I was 21 when I was diagnosed with MS. It was 1996, and I was healthy – running two km everyday, working full time, taking college courses and volunteering two days a week with the Ottawa Police Youth Program. I wanted to become a police officer. And, like any girl, I dreamed of walking down the aisle on my wedding day and dancing with my dad and husband.
Then I started to notice tingling and numbness in my arms and hands. I started to feel tired, too tired to run most days, and, when I worked out at the gym, I found the heat exhausting.
My family doctor thought the numbness was due to carpal tunnel syndrome in my wrist and the tiredness a result of working too much and staying out too late. I slowed down a bit, but the symptoms remained. Soon after, I had a lumbar puncture and a MRI scan. The diagnosis: Relapsing/Remitting MS.
Pretty quickly, I was transferred to the MS Clinic at the Ottawa General Hospital run by Dr. Mark Freedman. Over the next six years, I had multiple relapses: I lost function in my arm, experienced numbness in my legs and went through periods of extreme dizziness and nausea. I never knew how or when my MS would strike, and after each relapse I was left with more disability. I realised that becoming a police officer was not in my future.
The summer of 2000 was great, but by September I began to notice a lot of new symptoms and, by the beginning of 2001, I could no longer work. I was barely able to stand, had no sensation from mid-chest to my toes and was constantly nauseous. An MRI scan showed lesions on my brain stem. My diagnosis was changed to Secondary Progressive MS.
That year, Dr. Freedman told me about a new stem cell transplant study for patients with MS. They would destroy my immune system using chemotherapy and then use stem cells from my own bone marrow to essentially grow a new immune system. Their goal was to stop the progression of the disease, not to fix damage that had already been done. The best I was hoping for at that point was to not get any worse.

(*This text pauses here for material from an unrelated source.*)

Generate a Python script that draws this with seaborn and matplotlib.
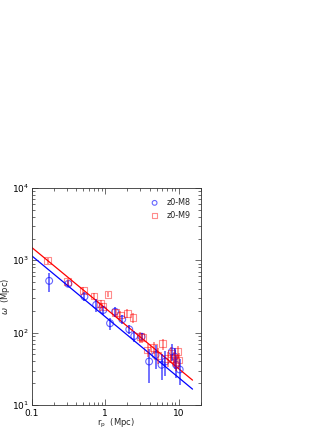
import matplotlib
matplotlib.use("Agg")
import matplotlib.pyplot as plt
import seaborn as sns
import pandas as pd

sns.set_style("ticks")
plt.rcParams['font.family'] = ['DejaVu Sans']

# z0-M8 (blue circles)
m8_rp = [0.172, 0.314, 0.52, 0.75, 0.94, 1.16, 1.36, 1.70, 2.12, 2.48, 3.12,
         3.95, 4.83, 5.83, 6.6, 8.1, 8.85, 9.2, 10.3]
m8_w = [520, 473, 315, 242, 206, 135, 195, 153, 111, 90, 88,
        40, 49, 36, 40, 55, 46.6, 36, 31]
m8_err = [150, 40, 45, 50, 30, 25, 30, 20, 15, 15, 10,
          20, 18, 14, 15, 15, 15, 12, 12]

# z0-M9 (red squares)
m9_rp = [0.165, 0.308, 0.50, 0.70, 0.87, 0.91, 1.09, 1.38, 1.60, 2.0, 2.38,
         3.0, 3.2, 3.77, 4.57, 5.2, 6.08, 7.1, 7.9, 8.5, 9.2, 9.7, 10.0]
m9_w = [990, 508, 382, 322, 250, 229, 340, 189, 176, 185, 163,
        88, 85, 57.5, 63, 49, 70, 44, 52, 44, 40, 55, 42]
m9_err = [100, 50, 40, 30, 30, 25, 25, 25, 25, 25, 25,
          15, 12, 12, 12, 12, 12, 10, 12, 10, 10, 10, 10]

# power-law fit lines (end points)
fit_rp = [0.1, 15.4]
fit_m8 = [1150, 16.6]
fit_m9 = [1500, 22.1]

fig = plt.figure(figsize=(3.32, 4.30), dpi=100)
ax = fig.add_axes([0.096, 0.058, 0.509, 0.505])

fits = pd.DataFrame({"rp": fit_rp * 2, "w": fit_m8 + fit_m9,
                     "sample": ["z0-M8"] * 2 + ["z0-M9"] * 2})
sns.lineplot(data=fits, x="rp", y="w", hue="sample",
             palette={"z0-M8": "blue", "z0-M9": "red"},
             linewidth=0.9, legend=False, ax=ax)

ax.errorbar(m8_rp, m8_w, yerr=m8_err, fmt="none", ecolor="blue",
            elinewidth=1.2, alpha=0.65)
ax.errorbar(m9_rp, m9_w, yerr=m9_err, fmt="none", ecolor="red",
            elinewidth=1.2, alpha=0.5)

m8 = pd.DataFrame({"rp": m8_rp, "w": m8_w})
m9 = pd.DataFrame({"rp": m9_rp, "w": m9_w})
sns.scatterplot(data=m8, x="rp", y="w", marker="o", s=24, facecolor="none",
                edgecolor="blue", linewidth=0.8, alpha=0.6, ax=ax, label="z0-M8")
sns.scatterplot(data=m9, x="rp", y="w", marker="s", s=24, facecolor="none",
                edgecolor="red", linewidth=0.8, alpha=0.45, ax=ax, label="z0-M9")

ax.set_xscale("log")
ax.set_yscale("log")
ax.set_xlim(0.1, 20)
ax.set_ylim(10, 1e4)
ax.set_xticks([0.1, 1, 10])
ax.set_xticklabels(["0.1", "1", "10"])
ax.tick_params(which="both", direction="in", top=True, right=True,
               labelsize=6.5, width=0.5, colors="#333333", labelcolor="black",
               pad=2)
ax.tick_params(axis="x", which="major", pad=3)
ax.tick_params(which="major", length=4)
ax.tick_params(which="minor", length=2)
for s in ax.spines.values():
    s.set_linewidth(0.6)
    s.set_color("#333333")

ax.set_xlabel(r"r$_\mathrm{p}$  (Mpc)", fontsize=6, labelpad=-1)
ax.set_ylabel(r"$\omega$  (Mpc)", fontsize=6, labelpad=0)

leg = ax.legend(loc="upper right", frameon=False, fontsize=5.8,
                handletextpad=0.5, markerscale=0.7, borderaxespad=0.85,
                labelspacing=0.45)

fig.savefig("out.png", dpi=100)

So, even though the procedure was experimental and involved risks, including seizures, sterility, and even death, my decision was easy. I had tried everything else, so I had no fear. My boyfriend (now husband), however, was terrified, but supported my decision. You know it’s pretty bad when death is a viable option and what you’re doing to help could actually kill you in the process.
After months of tests, surgery, stem cell recovery, chemo treatments and injections I was ready to begin the transplant stage on July 4th, 2002. I had my stem cells harvested, and over the next three weeks they were transplanted into me.
The first six to eight months after the transplant are a blur and involved overwhelming tiredness and lots of medical appointments. My life was scheduled day by day from February of 2002 until the time I was done. Even now, I still have to go for tests and follow-ups, but it’s a longer leash.
When I look back it was probably about two years before I really started to feel better. And it was sometimes so gradual that I didn’t realize I was getting better. One day I realised I had walked to my mailbox and back without a cane. Soon after, I walked into Dr. Freedman’s office and he looked down and said, “Jen, you’re wearing high heels!” For someone who had been wheelchair-bound a couple of years earlier, this was a remarkable thing.
I approach my eighth year post-transplant mark this July. I’m no longer taking any medication. I returned to work full-time, passed my driving test, am completely independent, inside my home and out. I’ve even gone downhill skiing. I was married seven years ago and, yes, I did dance at my wedding.
I still have MS, but I don’t. For many people with this disease, your whole life is spent coping with getting worse. For me, I’m fortunate to be coping with getting better.
Jennifer Molson was patient number six in the Canadian MS Bone Marrow Transplant Research Study. She is also a True Blood expert.